Aber eigentlich sind bestimmte Dinge unverändert. Spinnenbesen und Kleiderbürste gehören in jeden Haushalt. „Für eine saubere Wohnung und saubere Kleidung“, sagt die 79-Jährige. Sie freut sich über besondere Aufträge. Abklatschbürsten wünschten sich vor nicht allzu langer Zeit Wissenschaftler, die mit deren Hilfe feine Ritzungen beispielsweise in Steinen auf Pergamentpapier sichtbar machen wollten. Da findet sich kaum das richtige Arbeitsmaterial im Kaufhaus.

Und dann kommen Maskenbildner, die unter anderem im Theater auf hochwertiges Werkzeug beim Schminken der Künstler setzen.

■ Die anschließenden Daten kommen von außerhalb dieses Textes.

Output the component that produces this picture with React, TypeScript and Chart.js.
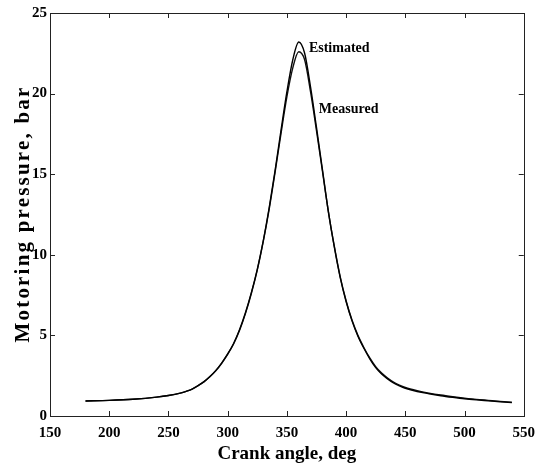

Pinsel oder Bürste, sind das nicht irgendwie Wegwerfartikel? Keineswegs sagt die Fachfrau. Gut gepflegte Artikel von hoher Qualität halten „ein halbes Leben“. Es sei wie überall, wer beim Einkaufen auf Kosten der Qualität spart, zahlt letztlich doppelt.

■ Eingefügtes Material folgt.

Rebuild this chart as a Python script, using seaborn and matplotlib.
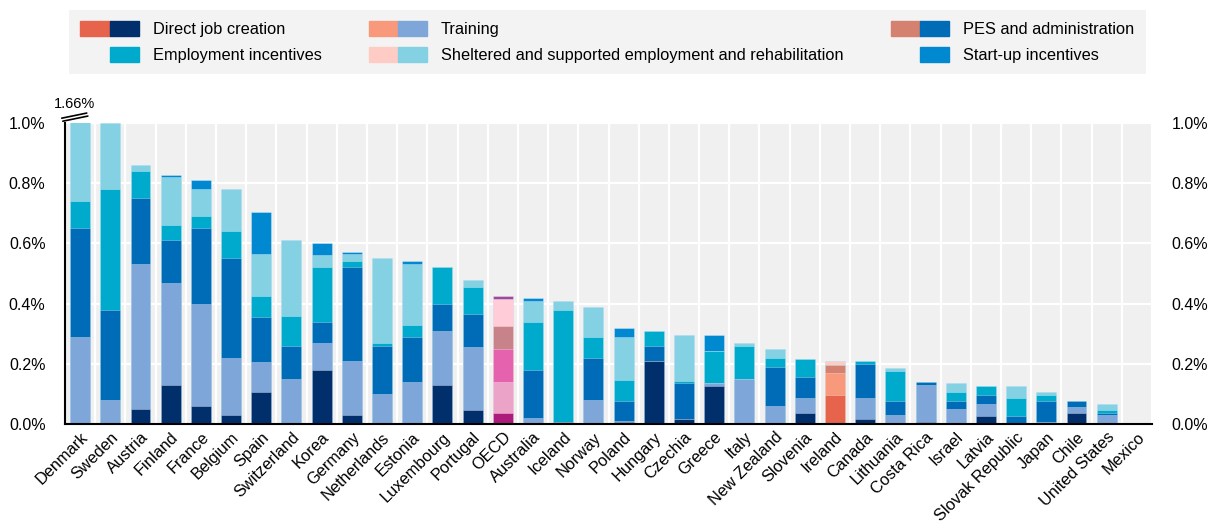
import numpy as np
import pandas as pd
import matplotlib.pyplot as plt
import seaborn as sns
from matplotlib.patches import Patch
from matplotlib.legend_handler import HandlerTuple
from matplotlib.ticker import FuncFormatter

# Spending on active labour market programmes, % of GDP
countries = ['Denmark', 'Sweden', 'Austria', 'Finland', 'France', 'Belgium', 'Spain',
             'Switzerland', 'Korea', 'Germany', 'Netherlands', 'Estonia', 'Luxembourg',
             'Portugal', 'OECD', 'Australia', 'Iceland', 'Norway', 'Poland', 'Hungary',
             'Czechia', 'Greece', 'Italy', 'New Zealand', 'Slovenia', 'Ireland', 'Canada',
             'Lithuania', 'Costa Rica', 'Israel', 'Latvia', 'Slovak Republic', 'Japan',
             'Chile', 'United States', 'Mexico']

direct_jobs = [0, 0, 0.05, 0.13, 0.06, 0.03, 0.105, 0, 0.18, 0.03, 0, 0, 0.13,
               0.045, 0.035, 0, 0.008, 0, 0.005, 0.21, 0.015, 0.125, 0, 0, 0.035,
               0.095, 0.015, 0, 0.005, 0, 0.025, 0, 0, 0.035, 0, 0]
training = [0.29, 0.08, 0.48, 0.34, 0.34, 0.19, 0.10, 0.15, 0.09, 0.18, 0.10, 0.14,
            0.18, 0.21, 0.105, 0.02, 0, 0.08, 0.004, 0, 0, 0.012, 0.15, 0.06, 0.05,
            0.075, 0.07, 0.03, 0.125, 0.05, 0.04, 0, 0.007, 0.02, 0.03, 0]
pes_admin = [0.36, 0.30, 0.22, 0.14, 0.25, 0.33, 0.15, 0.11, 0.07, 0.31, 0.16, 0.15,
             0.09, 0.11, 0.11, 0.158, 0, 0.14, 0.067, 0.05, 0.122, 0, 0, 0.128, 0.07,
             0.027, 0.113, 0.045, 0.009, 0.025, 0.03, 0.025, 0.069, 0.02, 0.007, 0]
employment_inc = [0.09, 0.40, 0.09, 0.05, 0.04, 0.09, 0.07, 0.10, 0.18, 0.02, 0.01,
                  0.04, 0.12, 0.09, 0.076, 0.162, 0.37, 0.07, 0.07, 0.05, 0.007,
                  0.107, 0.11, 0.03, 0.062, 0, 0.01, 0.10, 0, 0.03, 0.031, 0.06,
                  0.019, 0, 0.01, 0]
sheltered = [0.92, 0.22, 0.02, 0.16, 0.09, 0.14, 0.14, 0.25, 0.04, 0.024, 0.28, 0.20,
             0, 0.024, 0.089, 0.07, 0.03, 0.10, 0.142, 0, 0.153, 0, 0.01, 0.03, 0,
             0.013, 0, 0.012, 0, 0.031, 0, 0.042, 0.011, 0, 0.02, 0]
startup = [0, 0, 0, 0.008, 0.029, 0, 0.14, 0, 0.04, 0.009, 0, 0.01, 0, 0, 0.01,
           0.009, 0, 0, 0.031, 0, 0, 0.053, 0, 0, 0, 0, 0, 0, 0, 0, 0, 0, 0, 0, 0, 0]

categories = ['Direct job creation', 'Training', 'PES and administration',
              'Employment incentives',
              'Sheltered and supported employment and rehabilitation',
              'Start-up incentives']
layers = [direct_jobs, training, pes_admin, employment_inc, sheltered, startup]

base_colors = ['#002F6C', '#7FA6D8', '#006BB6', '#00AACC', '#85D1E4', '#0088D0']
oecd_colors = ['#AE1A7C', '#EBA3C8', '#E462AE', '#C7828A', '#FFCCD8', '#9B4A9E']
ireland_colors = ['#E5644B', '#F7997A', '#D4826F', '#00AACC', '#FFCCC5', '#0088D0']

sns.set_style('white', {'axes.facecolor': '#F0F0F0'})
plt.rcParams['font.family'] = ['Liberation Sans', 'DejaVu Sans']
plt.rcParams['text.color'] = 'black'
plt.rcParams['xtick.color'] = 'black'
plt.rcParams['ytick.color'] = 'black'

fig = plt.figure(figsize=(12.08, 5.21), dpi=100)
ax = fig.add_axes([65 / 1208, 97 / 521, 1087 / 1208, 301 / 521])

# stacked bars: draw the cumulative totals from the top layer down
cum = np.cumsum(np.array(layers), axis=0)
for k in range(len(layers) - 1, -1, -1):
    palette = {}
    for c in countries:
        if c == 'OECD':
            palette[c] = oecd_colors[k]
        elif c == 'Ireland':
            palette[c] = ireland_colors[k]
        else:
            palette[c] = base_colors[k]
    df = pd.DataFrame({'country': countries, 'value': cum[k]})
    sns.barplot(data=df, x='country', y='value', hue='country', palette=palette,
                order=countries, hue_order=countries, legend=False, errorbar=None,
                width=0.66, saturation=1, linewidth=0.6, edgecolor=(1, 1, 1, 0.35),
                ax=ax)

ax.set_xlim(-0.5, len(countries) - 0.5)
ax.set_ylim(0, 1.0)
ax.set_xlabel('')
ax.set_ylabel('')
ax.set_axisbelow(True)

ax.set_yticks(np.arange(0, 1.01, 0.2))
ax.yaxis.set_major_formatter(FuncFormatter(lambda v, p: f'{v:.1f}%'))
ax.set_xticks(np.arange(-0.5, len(countries), 1), minor=True)
ax.grid(axis='y', which='major', color='white', lw=1.6)
ax.grid(axis='x', which='minor', color='white', lw=1.6)
ax.grid(axis='x', which='major', visible=False)

ax.tick_params(axis='y', which='major', direction='in', length=5, width=1.2,
               labelsize=11.5, pad=14, labelright=True, right=False)
ax.tick_params(axis='x', which='both', length=0, labelsize=11.8, pad=4)
plt.setp(ax.get_xticklabels(), rotation=45, ha='right', rotation_mode='anchor')

for side in ['top', 'right']:
    ax.spines[side].set_visible(False)
for side in ['left', 'bottom']:
    ax.spines[side].set_color('black')
    ax.spines[side].set_linewidth(1.5)

# axis break mark and the off-scale value for Denmark
ax.plot([-0.003, 0.020], [1.016, 1.033], color='black', lw=1.2,
        transform=ax.transAxes, clip_on=False)
ax.plot([-0.002, 0.021], [1.006, 1.023], color='black', lw=1.2,
        transform=ax.transAxes, clip_on=False)
ax.text(0.0085, 1.062, '1.66%', transform=ax.transAxes, ha='center', va='center',
        fontsize=10.5)

# legend with two-tone swatches
blank = Patch(facecolor='none', edgecolor='none')
handles = [
    (Patch(color=ireland_colors[0]), Patch(color=base_colors[0])),
    (blank, Patch(color=base_colors[3])),
    (Patch(color=ireland_colors[1]), Patch(color=base_colors[1])),
    (Patch(color=ireland_colors[4]), Patch(color=base_colors[4])),
    (Patch(color=ireland_colors[2]), Patch(color=base_colors[2])),
    (blank, Patch(color=base_colors[5])),
]
labels = [categories[0], categories[3], categories[1], categories[4],
          categories[2], categories[5]]
leg = fig.legend(handles, labels, ncol=3, loc='upper left',
                 bbox_to_anchor=(69 / 1208, 1 - 10 / 521),
                 handler_map={tuple: HandlerTuple(ndivide=None, pad=0)},
                 fontsize=11.8, handlelength=3.55, handleheight=1.0,
                 handletextpad=0.85, columnspacing=2.9, labelspacing=0.58,
                 borderpad=0.7, borderaxespad=0, frameon=True, fancybox=False)
leg.get_frame().set_facecolor('#F0F0F0')
leg.get_frame().set_edgecolor('none')

fig.savefig('out.png', dpi=100)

In der kleinen Werkstatt - wer möchte, darf bei der Arbeit zuschauen – klappt ständig die Tür. Fühlt sich die Firmenchefin nicht ein wenig eingesperrt? Sie sei kein Mensch, der selbst viel reist. Wie ein „Hund an der Kette“ sitze sie am Arbeitsplatz.

Die Fahrt in Naumburgs Partnerstadt Aachen, natürlich mit einem eigenen Verkaufsstand, habe so etwas wie Seltenheitswert. „Das war für mich wie eine Weltreise“, räumt die putzmuntere Seniorin ein. Die Welt komme zu ihr. Zum Beweis legt sie eines ihrer drei Gästebücher auf den Ladentisch. „Oh, das ist bald voll, ich muss ein neues kaufen“, hört man. Kunden aus Südafrika haben sich verewigt, ein Pfarrer aus Indien, Presseleute aus den USA, selbst Bundespräsident Roman Herzog hinterließ ein paar Zeilen.

So verliert Ursula Römer nie den Kontakt zur Welt. Sie beobachtet das Geschehen ringsum aufmerksam. Viele Dinge machen ihr Sorgen: „Wenn ich die Nachrichten höre, dann wird mir himmelangst. Die Unruhen überall auf der Welt …“. Doch ihren Optimismus will die Naumburgerin nicht verlieren.